ComparativeGenomicsToolkit / cactus

Official home of genome aligner based upon notion of Cactus graphs
Other
505 stars 111 forks source link

On species tree and branch lengths #1337

Open diego-rt opened 5 months ago

diego-rt commented 5 months ago

Hello,

First of all, thanks a lot for your very exciting (and complex) pipeline. I'm really looking forward to seeing the results!

I'm struggling a bit with the species tree though. I would like to generate a cactus whole genome alignment for a number of amniote species and was wondering what is the most effective way to calculate the branch lengths. I followed your discussion on the FAQ and on other issues and I read that you mention that mashtree is not ideal for longer branch lengths.
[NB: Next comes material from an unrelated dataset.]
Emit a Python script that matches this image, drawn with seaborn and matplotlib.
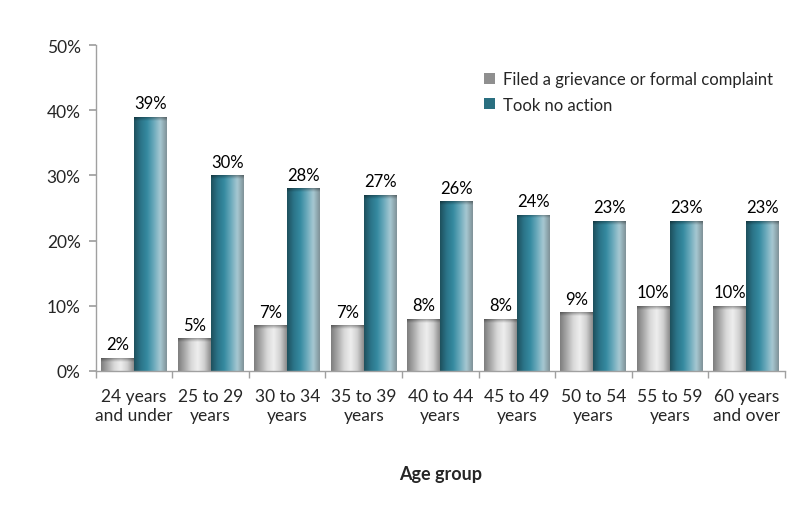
import numpy as np
import pandas as pd
import matplotlib
matplotlib.use("Agg")
import matplotlib.pyplot as plt
from matplotlib.colors import LinearSegmentedColormap
from matplotlib.patches import Patch
import seaborn as sns

categories = ["24 years\nand under", "25 to 29\nyears", "30 to 34\nyears", "35 to 39\nyears",
              "40 to 44\nyears", "45 to 49\nyears", "50 to 54\nyears", "55 to 59\nyears",
              "60 years\nand over"]
filed = [2, 5, 7, 7, 8, 8, 9, 10, 10]
no_action = [39, 30, 28, 27, 26, 24, 23, 23, 23]
series_names = ["Filed a grievance or formal complaint", "Took no action"]

df = pd.DataFrame({
    "Age group": categories * 2,
    "value": filed + no_action,
    "series": [series_names[0]] * len(categories) + [series_names[1]] * len(categories),
})

sns.set_theme(style="white")
plt.rcParams["font.family"] = ["Lato", "DejaVu Sans"]

fig = plt.figure(figsize=(7.99, 5.10), dpi=100)
ax = fig.add_axes([0.120, 0.2706, 0.862, 0.6392])

base_colors = {series_names[0]: "#b5b5b5", series_names[1]: "#2e7f92"}
sns.barplot(data=df, x="Age group", y="value", hue="series", palette=base_colors,
            width=0.86, ax=ax, saturation=1, errorbar=None, legend=False)

gray_cmap = LinearSegmentedColormap.from_list(
    "g", ["#7d7d7d", "#a8a8a8", "#d8d8d8", "#eeeeee", "#d0d0d0", "#8a8a8a"])
teal_cmap = LinearSegmentedColormap.from_list(
    "t", ["#1d4f5c", "#2b7488", "#358aa0", "#6aa9bb", "#a7c8d2", "#7f9196"])

grad = np.linspace(0, 1, 256).reshape(1, -1)
ax.set_xlim(-0.5, len(categories) - 0.5)
ax.set_ylim(0, 50)

n = len(categories)
for i, patch in enumerate(list(ax.patches)[: 2 * n]):
    cmap = gray_cmap if i < n else teal_cmap
    x0, y0 = patch.get_x(), patch.get_y()
    w, h = patch.get_width(), patch.get_height()
    if h <= 0:
        continue
    im = ax.imshow(grad, cmap=cmap, aspect="auto", extent=[x0, x0 + w, y0, y0 + h],
                   zorder=patch.get_zorder() + 0.1, interpolation="bicubic")
    im.set_clip_path(patch)
    top = ax.imshow(np.linspace(0, 1, 50).reshape(-1, 1), cmap=LinearSegmentedColormap.from_list(
        "a", [(0, 0, 0, 0.35), (0, 0, 0, 0.0)]), aspect="auto",
        extent=[x0, x0 + w, y0 + h - 0.6, y0 + h], zorder=patch.get_zorder() + 0.2)
    top.set_clip_path(patch)
    patch.set_edgecolor("none")
    ax.annotate(f"{int(round(h))}%", (x0 + w / 2, y0 + h), xytext=(0, 4),
                textcoords="offset points", ha="center", va="bottom",
                fontsize=12, color="#000000")

ax.set_xlim(-0.5, len(categories) - 0.5)
ax.set_ylim(0, 50)
ax.set_yticks(range(0, 51, 10))
ax.set_yticklabels([f"{v}%" for v in range(0, 51, 10)])
ax.set_xticks(np.arange(-0.5, n, 1), minor=True)
ax.tick_params(axis="x", which="major", length=0, labelsize=12.5, pad=12)
ax.tick_params(axis="x", which="minor", length=5, color="#a0a0a0", direction="out", bottom=True)
ax.tick_params(axis="y", length=5, color="#a0a0a0", direction="out", labelsize=12.5, left=True, pad=6)
for lbl in ax.get_xticklabels():
    lbl.set_linespacing(1.25)
ax.set_ylabel("")
ax.set_xlabel("Age group", fontsize=13, fontweight="bold", labelpad=30)

for s in ["top", "right"]:
    ax.spines[s].set_visible(False)
for s in ["left", "bottom"]:
    ax.spines[s].set_color("#a0a0a0")
    ax.spines[s].set_linewidth(1)

handles = [Patch(facecolor="#8f8f8f", edgecolor="none"), Patch(facecolor="#2a6f80", edgecolor="none")]
ax.legend(handles, series_names, loc="upper right", bbox_to_anchor=(1.005, 0.965), frameon=False,
          fontsize=12, handlelength=0.65, handleheight=0.65, handletextpad=0.5, labelspacing=0.55)

fig.savefig("out.png", dpi=100)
Do you have any advice on how to calculate the branch lengths for i.e. an alignment spanning from mammals to birds like the one in your 2020 publication?

I have an orthofinder-derived species tree for my species, is it possible to use these distances (in subs/site but calculated from a concatenated MSA of single copy genes)? Or do the distances have to be derived from neutrally evolving (i.e. 4-fold degenerate) sites? Would mashtree be preferable in that case?

I would like to prioritise the accuracy of the genome reconstructions (particularly at intergenic regions) so I'm happy to hear whatever you think would lead to the best outcome.

Thanks a lot!

glennhickey commented 5 months ago

You an try PhyloFit on 4-fold degenerate sites as described here: https://genome.ucsc.edu/cgi-bin/hgTrackUi?db=hg38&g=cons241way

I know Siavash (and collaborators) have a new new tool coming out soon to make this easier, and I'll put a link on the cactus page once it's released.